## What the task asks
The lines from the top of the material below through the line containing "312.7, 242.7, 175]);" are to be printed exactly, with pictures omitted.

## Exercise input
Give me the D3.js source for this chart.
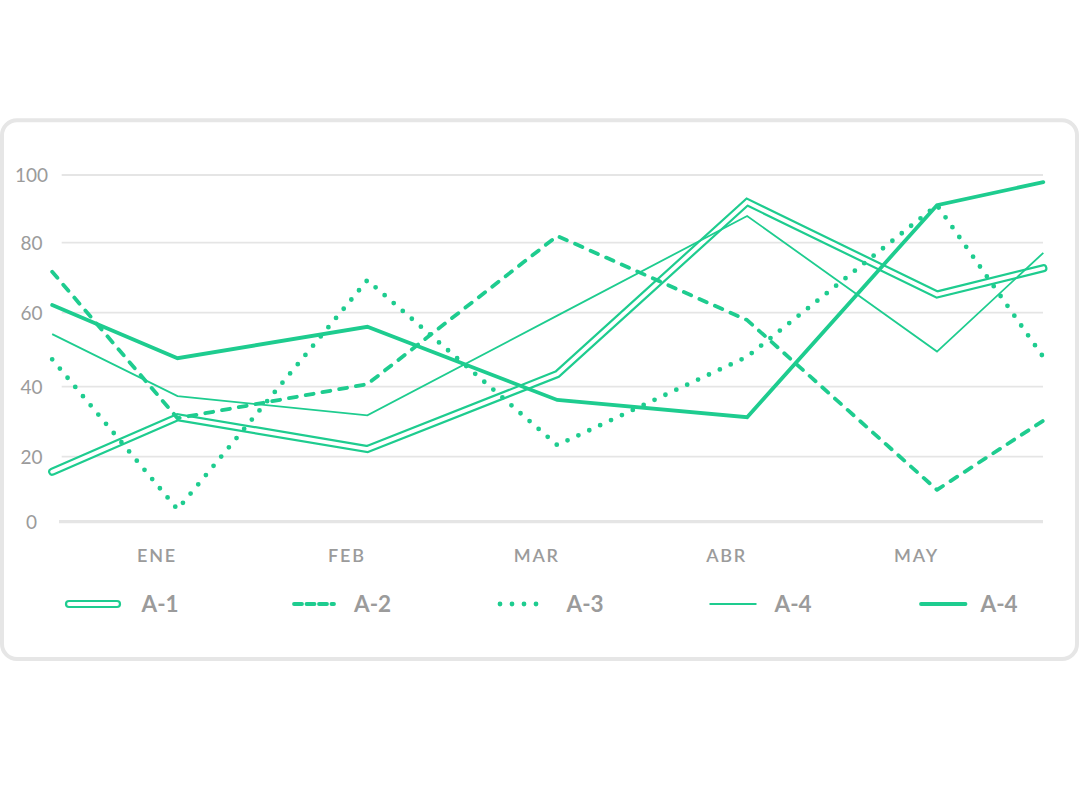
<!DOCTYPE html>
<html>
<head>
<meta charset="utf-8">
<script src="https://cdn.jsdelivr.net/npm/d3@7"></script>
<style>
  html, body { margin: 0; padding: 0; background: #ffffff; }
  svg { display: block; }
  text { font-family: Lato, "Open Sans", sans-serif; }
</style>
</head>
<body>
<svg id="chart" width="1080" height="800"></svg>
<script>
// ---- data ----
const months = ["ENE", "FEB", "MAR", "ABR", "MAY"];
// position of every data point in month units (first and last run off the edges)
const xSteps = [-0.66, 0, 1, 2, 3, 4, 4.56];
const yTicks = [0, 20, 40, 60, 80, 100];
const seriesA1 = [15.4, 31.3, 22.2, 43.4, 92, 65.2, 72.7];
const seriesA2 = [71.7, 31, 40.7, 82, 58, 9.8, 30.3];
const seriesA3 = [47.4, 3.8, 69.3, 23.3, 48.1, 91.1, 48];
const seriesA4thin = [54.2, 37.3, 31.8, 59.2, 87.9, 49.5, 77.1];
const seriesA4thick = [62.2, 47.7, 56.2, 36.2, 31.3, 91.1, 97.9];
const legendNames = ["A-1", "A-2", "A-3", "A-4", "A-4"];

// ---- styles ----
const green = "#1ecc8f";
const gray = "#9b9b9b";
const gridColor = "#e5e5e5";

const svg = d3.select("#chart");

// card
svg.append("rect")
  .attr("x", 2).attr("y", 120.3)
  .attr("width", 1075).attr("height", 538.7)
  .attr("rx", 15).attr("ry", 15)
  .attr("fill", "#fff")
  .attr("stroke", "#e6e6e6")
  .attr("stroke-width", 4);

// scales
const x = d3.scaleLinear().domain([0, 4]).range([177.5, 937]);
const y = d3.scaleLinear().domain(yTicks).range([521.7, 456.7, 386.7, 312.7, 242.7, 175]);

// grid
const grid = svg.append("g");
grid.selectAll("line").data(yTicks).join("line")
  .attr("x1", d => d === 0 ? 59 : 61.7)
  .attr("x2", 1043)
  .attr("y1", d => y(d)).attr("y2", d => y(d))
  .attr("stroke", gridColor)
  .attr("stroke-width", d => d === 0 ? 3.3 : 1.8);

// y labels
svg.append("g").selectAll("text").data(yTicks).join("text")
  .attr("x", 31.5)
  .attr("y", d => y(d))
  .attr("dy", "0.36em")
  .attr("text-anchor", "middle")
  .attr("font-size", 19)
  .attr("fill", gray)
  .text(d => d);

// x labels
svg.append("g").selectAll("text").data(months).join("text")
  .attr("x", (d, i) => x(i) - 20.5)
  .attr("y", 561.5)
  .attr("text-anchor", "middle")
  .attr("font-size", 18)
  .attr("font-weight", 600)
  .attr("letter-spacing", 1.8)
  .attr("fill", gray)
  .text(d => d);

const line = d3.line()
  .x((d, i) => x(xSteps[i]))
  .y(d => y(d));

const plot = svg.append("g");

// A-1 double line
plot.append("path").datum(seriesA1)
  .attr("d", line).attr("fill", "none")
  .attr("stroke", green).attr("stroke-width", 8.2)
  .attr("stroke-linecap", "round").attr("stroke-linejoin", "miter");
plot.append("path").datum(seriesA1)
  .attr("d", line).attr("fill", "none")
  .attr("stroke", "#fff").attr("stroke-width", 3.8)
  .attr("stroke-linecap", "round").attr("stroke-linejoin", "miter");

// A-2 dashed
plot.append("path").datum(seriesA2)
  .attr("d", line).attr("fill", "none")
  .attr("stroke", green).attr("stroke-width", 3.8)
  .attr("stroke-dasharray", "8,9")
  .attr("stroke-linecap", "round").attr("stroke-linejoin", "round");

// A-3 dotted
plot.append("path").datum(seriesA3)
  .attr("d", line).attr("fill", "none")
  .attr("stroke", green).attr("stroke-width", 4.8)
  .attr("stroke-dasharray", "0,12")
  .attr("stroke-linecap", "round").attr("stroke-linejoin", "round");

// A-4 thin
plot.append("path").datum(seriesA4thin)
  .attr("d", line).attr("fill", "none")
  .attr("stroke", green).attr("stroke-width", 1.8)
  .attr("stroke-linejoin", "miter");

// A-4 thick
plot.append("path").datum(seriesA4thick)
  .attr("d", line).attr("fill", "none")
  .attr("stroke", green).attr("stroke-width", 3.8)
  .attr("stroke-linecap", "round").attr("stroke-linejoin", "miter");

// ---- legend ----
const legendY = 604;
const legendLayout = [
  { x1: 69, x2: 117, tx: 141.5 },
  { x1: 294, x2: 334, tx: 354 },
  { x1: 500, x2: 537, tx: 566.5 },
  { x1: 709.5, x2: 756.5, tx: 774.5 },
  { x1: 921, x2: 965.5, tx: 980.5 }
];
const legendStyles = [
  [{ w: 8.2, c: green, cap: "round" }, { w: 3.8, c: "#fff", cap: "round" }],
  [{ w: 3.8, c: green, cap: "round", dash: "8,4.5" }],
  [{ w: 4.8, c: green, cap: "round", dash: "0,12" }],
  [{ w: 1.8, c: green, cap: "butt" }],
  [{ w: 3.8, c: green, cap: "round" }]
];
const lg = svg.append("g");
legendNames.forEach((name, i) => {
  const L = legendLayout[i];
  legendStyles[i].forEach(s => {
    lg.append("line")
      .attr("x1", L.x1).attr("x2", L.x2)
      .attr("y1", legendY).attr("y2", legendY)
      .attr("stroke", s.c).attr("stroke-width", s.w)
      .attr("stroke-linecap", s.cap)
      .attr("stroke-dasharray", s.dash || null);
  });
  lg.append("text")
    .attr("x", L.tx).attr("y", 612.3)
    .attr("font-size", 22.5)
    .attr("font-weight", 700)
    .attr("fill", gray)
    .text(name);
});
</script>
</body>
</html>
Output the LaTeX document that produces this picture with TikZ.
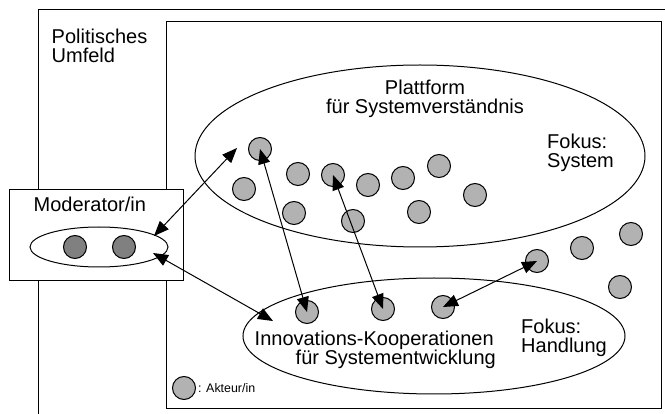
\documentclass[tikz,border=0pt]{standalone}
\usepackage{fontspec}
\setmainfont{Liberation Sans}
\usetikzlibrary{shapes.geometric}
\usetikzlibrary{arrows.meta}
\tikzset{
akteur/.style={ % Sets the properties for each actor
circle, draw, line width=1pt,
fill=black!30,
minimum size=23pt, inner sep=0pt},
leiter/.style={akteur, fill=black!50}, % moderators are darker
feld/.style={ellipse, draw, line width=1pt, inner sep=0pt},
schrift/.style={inner sep=0pt, align=left,
font=\fontsize{20}{19.5}\selectfont},
eng/.style={font={\fontsize{20}{19}\selectfont\setlength\lineskiplimit{-20pt}}}, % tight lines
link/.style={ % Sets the properties for each double arrow
draw, line width=1pt,
{Triangle[length=15pt,width=12pt]}-{Triangle[length=15pt,width=12pt]}}}

\begin{document}
\begin{tikzpicture}[x=1pt,y=-1pt]
\useasboundingbox (0,0) rectangle (665,414);
\clip (0,0) rectangle (665,414);
% frames
\draw[line width=1pt] (38,10) rectangle (700,450);
\draw[line width=1pt] (166,22) rectangle (661,409);
\draw[line width=1pt, fill=white] (9,190) rectangle (183,281);
% fields
\node[feld, minimum width=450pt, minimum height=182pt] (plattform) at (420,156) {};
\node[feld, minimum width=382pt, minimum height=116pt] (koop) at (434,336) {};
\node[feld, minimum width=138pt, minimum height=40pt] (mod) at (99,247) {};
% actors
\node[akteur] (a1) at (260,149) {};
\node[akteur] (a2) at (244,189) {};
\node[akteur] (a3) at (298,174) {};
\node[akteur] (a4) at (333,175) {};
\node[akteur] (a5) at (368,185) {};
\node[akteur] (a6) at (403,178) {};
\node[akteur] (a7) at (439,166) {};
\node[akteur] (a8) at (475,195) {};
\node[akteur] (a9) at (294,213) {};
\node[akteur] (a10) at (353,221) {};
\node[akteur] (a11) at (419,212) {};
\node[akteur] (h1) at (537,261) {};
\node[akteur] (h2) at (582,248) {};
\node[akteur] (h3) at (631,234) {};
\node[akteur] (h4) at (620,287) {};
\node[akteur] (k1) at (307,312) {};
\node[akteur] (k2) at (383,309) {};
\node[akteur] (k3) at (443,307) {};
\node[leiter] (m1) at (75,247) {};
\node[leiter] (m2) at (124,247) {};
\node[akteur] (leg) at (184,388) {};
% texts
\node[schrift, anchor=north west] (umfeld) at (51.5,28.7) {Politisches\\Umfeld};
\node[schrift, anchor=north, align=center] (pltext) at (425,79.4) {Plattform\\für Systemverständnis};
\node[schrift, anchor=north west] (fsys) at (547,133.5) {Fokus:\\System};
\node[schrift, anchor=base west] (modtext) at (33.5,212) {Moderator/in};
\node[schrift, eng, anchor=north west] (innov) at (254.5,331.2)
  {Innovations-Kooperationen\\\kern41pt für Systementwicklung};
\node[schrift, anchor=north west] (fhand) at (521,318.7) {Fokus:\\Handlung};
\node[inner sep=0pt, anchor=base west, font=\fontsize{12.4}{14}\selectfont] (legtext) at (198,393) {: Akteur/in};
% connections
\coordinate (p1) at (154,236);
\coordinate (p2) at (237,148);
\coordinate (p3) at (153,253);
\coordinate (p4) at (273,321);
\draw[link] (p1) -- (p2);
\draw[link] (p3) -- (p4);
\draw[link] (a1.center) -- (k1.center);
\draw[link] (a4.center) -- (k2.center);
\draw[link] (k3.center) -- (h1.center);
\end{tikzpicture}
\end{document}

## Task response
Give me the D3.js source for this chart.
<!DOCTYPE html>
<html>
<head>
<meta charset="utf-8">
<script src="https://cdn.jsdelivr.net/npm/d3@7"></script>
<style>
  html, body { margin: 0; padding: 0; background: #ffffff; }
  svg { display: block; }
  text { font-family: Lato, "Open Sans", sans-serif; }
</style>
</head>
<body>
<svg id="chart" width="1080" height="800"></svg>
<script>
// ---- data ----
const months = ["ENE", "FEB", "MAR", "ABR", "MAY"];
// position of every data point in month units (first and last run off the edges)
const xSteps = [-0.66, 0, 1, 2, 3, 4, 4.56];
const yTicks = [0, 20, 40, 60, 80, 100];
const seriesA1 = [15.4, 31.3, 22.2, 43.4, 92, 65.2, 72.7];
const seriesA2 = [71.7, 31, 40.7, 82, 58, 9.8, 30.3];
const seriesA3 = [47.4, 3.8, 69.3, 23.3, 48.1, 91.1, 48];
const seriesA4thin = [54.2, 37.3, 31.8, 59.2, 87.9, 49.5, 77.1];
const seriesA4thick = [62.2, 47.7, 56.2, 36.2, 31.3, 91.1, 97.9];
const legendNames = ["A-1", "A-2", "A-3", "A-4", "A-4"];

// ---- styles ----
const green = "#1ecc8f";
const gray = "#9b9b9b";
const gridColor = "#e5e5e5";

const svg = d3.select("#chart");

// card
svg.append("rect")
  .attr("x", 2).attr("y", 120.3)
  .attr("width", 1075).attr("height", 538.7)
  .attr("rx", 15).attr("ry", 15)
  .attr("fill", "#fff")
  .attr("stroke", "#e6e6e6")
  .attr("stroke-width", 4);

// scales
const x = d3.scaleLinear().domain([0, 4]).range([177.5, 937]);
const y = d3.scaleLinear().domain(yTicks).range([521.7, 456.7, 386.7, 312.7, 242.7, 175]);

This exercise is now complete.